Sen—Google's investment in Elon Musk’s Space Exploration Technologies, which plans to add satellite manufacturing to its bustling rocket launching business, may put it into competition with another newly announced satellite venture founded by a former employee and backed by Richard Branson’s Virgin Group.
Google and Fidelity announced this week it was investing $1 billion in SpaceX, which plans to open a satellite manufacturing center in Seattle. It would be SpaceX’s first foray beyond rocketry. With its investment, Google and Fidelity now own just under 10 percent of SpaceX.
Musk, who also founded and runs the Tesla electric car company, among other technology ventures, wants to develop a constellation of some 4,000 small satellites that can provide Internet access worldwide.
“In order for us to really revolutionize space, we have to address both satellites and rockets,” Musk said in Seattle last week. “We’re going to start by building our own constellation of satellites, but that same satellite bus and the technology we develop can also be used for Earth science and space science, as well as other potential applications that others may have.”
Musk confirmed the $1 billion Google/Fidelity investment four days later.
Google’s interest in space extends beyond satellites. It is backing a competition run by the XPrize Foundation, which will award $30 million to privately funded teams landing and operating spacecraft on the Moon.
Google co-founder Sergey Brin also has an option for a tourist flight to the International Space Station, which now costs more than $50 million, said Tom Shelley, president of U.S.-based Space Adventures, which arranges the rides on Russian Soyuz capsules.
The timing of Google’s investment in SpaceX is curious. The day before Musk unveiled his satellite business, Richard Branson’s Virgin Group and Qualcomm announced a joint investment in another aspiring Internet-via-satellite company called OneWeb, whose founder and chief executive is Greg Wyler.
Wyler previously founded O3b Networks (O3b stands for “other 3 billion,” a reference to the segment of the world’s population without access to the Internet), and briefly worked at Google, which has several projects underway to bring the Internet to unwired portions of the globe. In addition to bringing Wyler and a few other O3b veterans aboard, Google purchased Titan Aerospace, which is developing solar-powered drones, Skybox Imaging, a startup satellite company, and is working in-house on a project to beam Internet signals from the stratosphere via balloons.
When Wyler left Google, he took with him rights to Ku-band slots that could be used to beam the Internet via satellite, giving him a leg up on Musk’s satellite venture, which recently just made its application for use of parts of the radio spectrum.

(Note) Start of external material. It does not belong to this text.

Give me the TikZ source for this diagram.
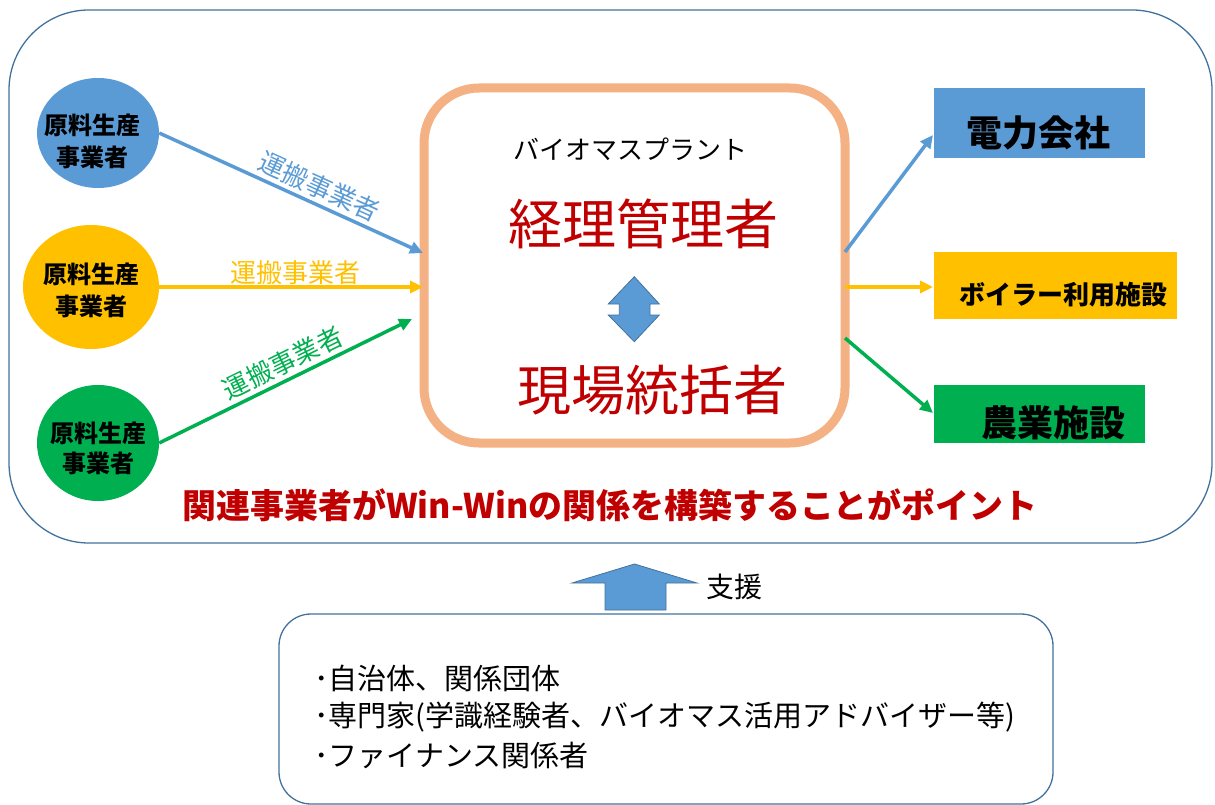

In an interview, Wyler said he couldn’t comment on the SpaceX project and whether it was a potential competitor or collaborator. The amount and terms of the investment by Virgin Group and Qualcomm in OneWeb, previously known as WorldVu Satellites Limited, were not disclosed.
OneWeb currently is reviewing proposals from potential partners for a satellite manufacturing facility.
“We’ve gone through the first phase where we’ve received the letters of interest from a number of parties. We expect to down-select in February,” Wyler told Sen.
OneWeb’s constellation of 648 small satellites and ground terminals is expected to cost between $1.5 and $2 billion.